From a Reader in Mississippi:
Last night I read your Reflections #15a, 23a and 71, all dealing with music. As I mentioned early on in our conversations, and as you pointed out in these Reflections, adopting your view would involve shifting hermeneutics. Not something that I personally will rush into nor enter into lightly. But it is telling that your reasoning is logical and consistent with the hermeneutic you use. I don't always find that. Of course, this hermeneutic will no doubt make allowances for differing opinions of the "tried and true" like: a cappella music, weekly observance of the Lord's Supper, and others. But, perhaps it isn't a bad thing if people come to appreciate our cherished traditions, like weekly observance of the Lord's Supper, without having to make it a salvation issue for everyone. You have given me much to consider.

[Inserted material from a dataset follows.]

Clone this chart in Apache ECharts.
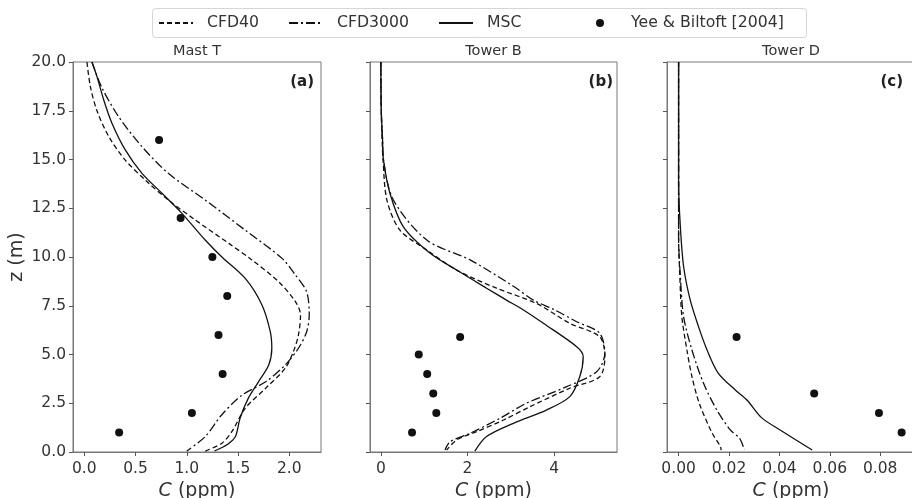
<!DOCTYPE html>
<html>
<head>
<meta charset="utf-8">
<script src="https://cdn.jsdelivr.net/npm/echarts@6/dist/echarts.min.js"></script>
<style>
  html, body { margin: 0; padding: 0; background: #fff; }
  #chart { width: 912px; height: 498px; }
</style>
</head>
<body>
<div id="chart"></div>
<script>
// [C, z] pairs, top to bottom
var mastT_CFD40 = [[0.026,20],[0.06,18.73],[0.124,17.5],[0.24,16.17],[0.40,14.97],[0.595,13.95],[0.82,12.92],[1.083,11.9],[1.41,10.7],[1.636,9.85],[1.897,8.73],[2.06,7.71],[2.11,7.03],[2.09,6.0],[2.04,5.14],[1.96,4.29],[1.77,3.27],[1.57,2.24],[1.44,1.04],[1.34,0.44],[1.18,0.05]];
var mastT_CFD3000 = [[0.075,20],[0.17,18.7],[0.335,17.2],[0.563,15.66],[0.82,14.29],[1.18,12.92],[1.57,11.38],[1.93,9.93],[2.06,9.08],[2.17,8.22],[2.195,7.03],[2.17,6.17],[2.09,5.32],[1.96,4.46],[1.77,3.6],[1.54,2.92],[1.34,1.9],[1.18,0.79],[1.0,0.05]];
var mastT_MSC = [[0.075,20],[0.124,19.25],[0.19,18.05],[0.27,16.86],[0.40,15.49],[0.563,14.29],[0.758,13.27],[0.953,12.24],[1.18,10.87],[1.343,10.0],[1.571,8.9],[1.734,7.54],[1.815,6.17],[1.83,5.32],[1.80,4.46],[1.70,3.6],[1.60,2.75],[1.52,1.73],[1.475,0.79],[1.40,0.4],[1.27,0.05]];
var mastT_obs = [[0.73,16],[0.94,12],[1.25,10],[1.395,8],[1.31,6],[1.35,4],[1.05,2],[0.34,1]];

var towerB_CFD40 = [[0,20],[0.01,17.5],[0.03,16],[0.05,15],[0.14,12.92],[0.44,11.38],[1.06,10.36],[1.75,9.33],[2.67,8.4],[3.59,7.62],[4.36,6.6],[5.05,5.91],[5.17,4.89],[5.05,3.86],[4.36,3.27],[3.44,2.32],[2.83,1.64],[2.21,1.04],[1.75,0.62],[1.52,0.1]];
var towerB_CFD3000 = [[0,20],[0.01,17.5],[0.04,16],[0.06,15],[0.29,12.92],[1.06,10.87],[2.06,9.85],[3.06,8.5],[3.52,7.79],[4.0,7.3],[4.52,6.68],[5.05,6.09],[5.17,5.06],[4.98,4.12],[4.29,3.35],[3.36,2.5],[2.75,1.73],[2.06,0.96],[1.60,0.53],[1.48,0.1]];
var towerB_MSC = [[0,20],[0.01,17.5],[0.04,16],[0.06,15],[0.21,13.27],[0.52,11.55],[1.14,10.19],[1.75,9.33],[2.44,8.4],[2.90,7.79],[3.29,7.28],[3.75,6.6],[4.52,5.4],[4.67,4.89],[4.59,3.86],[4.36,2.84],[3.82,2.15],[3.06,1.47],[2.44,0.79],[2.17,0.05]];
var towerB_obs = [[1.83,5.9],[0.875,5],[1.07,4],[1.21,3],[1.28,2],[0.72,1]];

var towerD_CFD40 = [[0,20],[0,11],[0.0005,9],[0.0013,6.94],[0.0033,5.23],[0.0053,3.86],[0.0082,2.5],[0.0132,1.0],[0.0165,0.3],[0.0169,0.1]];
var towerD_CFD3000 = [[0,20],[0,11],[0.0007,9],[0.002,6.94],[0.0053,5.23],[0.0099,3.52],[0.0152,2.15],[0.0205,1.13],[0.0242,0.7],[0.0261,0.1]];
var towerD_MSC = [[0,20],[0,13.8],[0.0007,11.55],[0.002,9.5],[0.0046,7.8],[0.0079,6.43],[0.0113,5.23],[0.0157,4.05],[0.0225,3.18],[0.0271,2.67],[0.033,1.75],[0.0403,1.13],[0.053,0.1]];
var towerD_obs = [[0.023,5.9],[0.0538,3],[0.0795,2],[0.0885,1]];

var panelTitles = ['Mast T', 'Tower B', 'Tower D'];
var panelTags = ['(a)', '(b)', '(c)'];
var xTicksA = [0, 0.5, 1.0, 1.5, 2.0];
var xTicksB = [0, 2, 4];
var xTicksC = [0, 0.02, 0.04, 0.06, 0.08];

var FONT = 'DejaVu Sans';
var TXT = '#333';
var AX = '#777';
var dashed = [5, 3];
var dashDot = [9, 3, 2, 3];

var grids = [
  { left: 73, top: 62, width: 248, height: 390 },
  { left: 370, top: 62, width: 247, height: 390 },
  { left: 667, top: 62, width: 248, height: 390 }
];
grids.forEach(function (g) {
  g.show = true; g.borderColor = AX; g.borderWidth = 1; g.backgroundColor = 'transparent';
  g.containLabel = false; g.outerBoundsMode = 'none';
});

function xAxis(i, min, max, ticks, digits) {
  return {
    type: 'value', gridIndex: i, min: min, max: max,
    axisLine: { show: true, onZero: false, lineStyle: { color: AX, width: 1 } },
    axisTick: { show: true, length: 4, customValues: ticks, lineStyle: { color: '#555' } },
    axisLabel: {
      customValues: ticks, margin: 9, color: TXT, fontSize: 15.5, fontFamily: FONT,
      formatter: function (v) { return v.toFixed(digits); }
    },
    splitLine: { show: false },
    name: '{i|C} (ppm)', nameLocation: 'middle', nameGap: 25,
    nameTextStyle: {
      color: TXT, fontSize: 19, fontFamily: FONT,
      rich: { i: { fontStyle: 'italic', fontSize: 19, fontFamily: FONT, color: TXT } }
    }
  };
}

function yAxis(i, labels) {
  var ax = {
    type: 'value', gridIndex: i, min: 0, max: 20, interval: 2.5,
    axisLine: { show: true, onZero: false, lineStyle: { color: AX, width: 1 } },
    axisTick: { show: true, length: 4, lineStyle: { color: '#555' } },
    axisLabel: {
      show: labels, margin: 7, color: TXT, fontSize: 15.5, fontFamily: FONT,
      formatter: function (v) { return v.toFixed(1); }
    },
    splitLine: { show: false }
  };
  if (labels) {
    ax.name = 'z (m)';
    ax.nameLocation = 'middle';
    ax.nameGap = 46;
    ax.nameTextStyle = { color: TXT, fontSize: 19, fontFamily: FONT };
  }
  return ax;
}

function lineSeries(name, data, i, type) {
  return {
    name: name, type: 'line', data: data, xAxisIndex: i, yAxisIndex: i,
    symbol: 'none', smooth: 0.3, color: '#111',
    lineStyle: { color: '#111', width: 1.3, type: type }
  };
}
function dotSeries(data, i) {
  return {
    name: 'Yee & Biltoft [2004]', type: 'scatter', data: data, xAxisIndex: i, yAxisIndex: i,
    symbol: 'circle', symbolSize: 8, color: '#111', itemStyle: { color: '#111', opacity: 1 }
  };
}

var series = [];
[[mastT_CFD40, mastT_CFD3000, mastT_MSC, mastT_obs],
 [towerB_CFD40, towerB_CFD3000, towerB_MSC, towerB_obs],
 [towerD_CFD40, towerD_CFD3000, towerD_MSC, towerD_obs]].forEach(function (p, i) {
  series.push(lineSeries('CFD40', p[0], i, dashed));
  series.push(lineSeries('CFD3000', p[1], i, dashDot));
  series.push(lineSeries('MSC', p[2], i, 'solid'));
  series.push(dotSeries(p[3], i));
});

function legendItem(name, left, h, isLine) {
  var lg = {
    data: [name], left: left, top: 15, padding: 0, orient: 'horizontal',
    itemWidth: 34, itemHeight: h, selectedMode: false,
    textStyle: { color: TXT, fontSize: 15.7, fontFamily: FONT, padding: [0, 0, 0, 9] }
  };
  if (isLine) lg.itemStyle = { opacity: 0 };
  return lg;
}

var centers = grids.map(function (g) { return g.left + g.width / 2; });
var tagX = [314, 613, 903];

var chart = echarts.init(document.getElementById('chart'), null, { renderer: 'canvas' });
chart.setOption({
  animation: false,
  backgroundColor: '#fff',
  textStyle: { fontFamily: FONT },
  grid: grids,
  xAxis: [xAxis(0, -0.11, 2.31, xTicksA, 1), xAxis(1, -0.25, 5.45, xTicksB, 0), xAxis(2, -0.0046, 0.0938, xTicksC, 2)],
  yAxis: [yAxis(0, true), yAxis(1, false), yAxis(2, false)],
  title: panelTitles.map(function (t, i) {
    return {
      text: t, left: centers[i], textAlign: 'center', top: 44, padding: 0,
      textStyle: { color: TXT, fontSize: 14.5, fontWeight: 'normal', fontFamily: FONT }
    };
  }),
  legend: [
    legendItem('CFD40', 158, 14, true),
    legendItem('CFD3000', 288, 14, true),
    legendItem('MSC', 438, 14, true),
    legendItem('Yee & Biltoft [2004]', 596, 8, false)
  ],
  graphic: [
    { type: 'rect', z: -1, shape: { x: 152.5, y: 8.5, width: 654, height: 29, r: 3 },
      style: { fill: '#fff', stroke: '#d6d6d6', lineWidth: 1 } }
  ].concat(panelTags.map(function (t, i) {
    return {
      type: 'text', x: tagX[i], y: 82, z: 10,
      style: { text: t, fill: '#222', font: 'bold 15px "DejaVu Sans"', textAlign: 'right', textVerticalAlign: 'middle' }
    };
  })),
  series: series
});
</script>
</body>
</html>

From a Reader in (Unknown):
If we would only get busy in the church teaching ones who do not know Jesus as God's Son, we probably would be so busy there would not be time to fuss over matters of opinion. My husband and I have several matters in the Scripture that we do not have the same thoughts about. We just agree to disagree and move on. Later, sometimes, when we have studied more, we will come back and agree on the issue. We worship in a rather conservative church, and were raised in it, but we have studied for ourselves and have come up with some different ideas instead of merely listening to the preacher and taking his ideas as law. When some of our brethren at church talk ugly, we just go on and let God take care of them. My husband was an elder for about 20 years and recently resigned because of his age. You and I may not agree on everything in the Scripture, but we can agree to love each other and not be ugly about our points of disagreement.
From a Reader in Mississippi:
As you wrote today in your "Fractured Fellowship," our brotherhood is tearing itself apart. The extremist voices are polarizing our people in the churches of Christ. I appreciate very much your reasonable voice that won't compromise on the essentials of salvation, and, yet, can distinguish between gospel and tradition.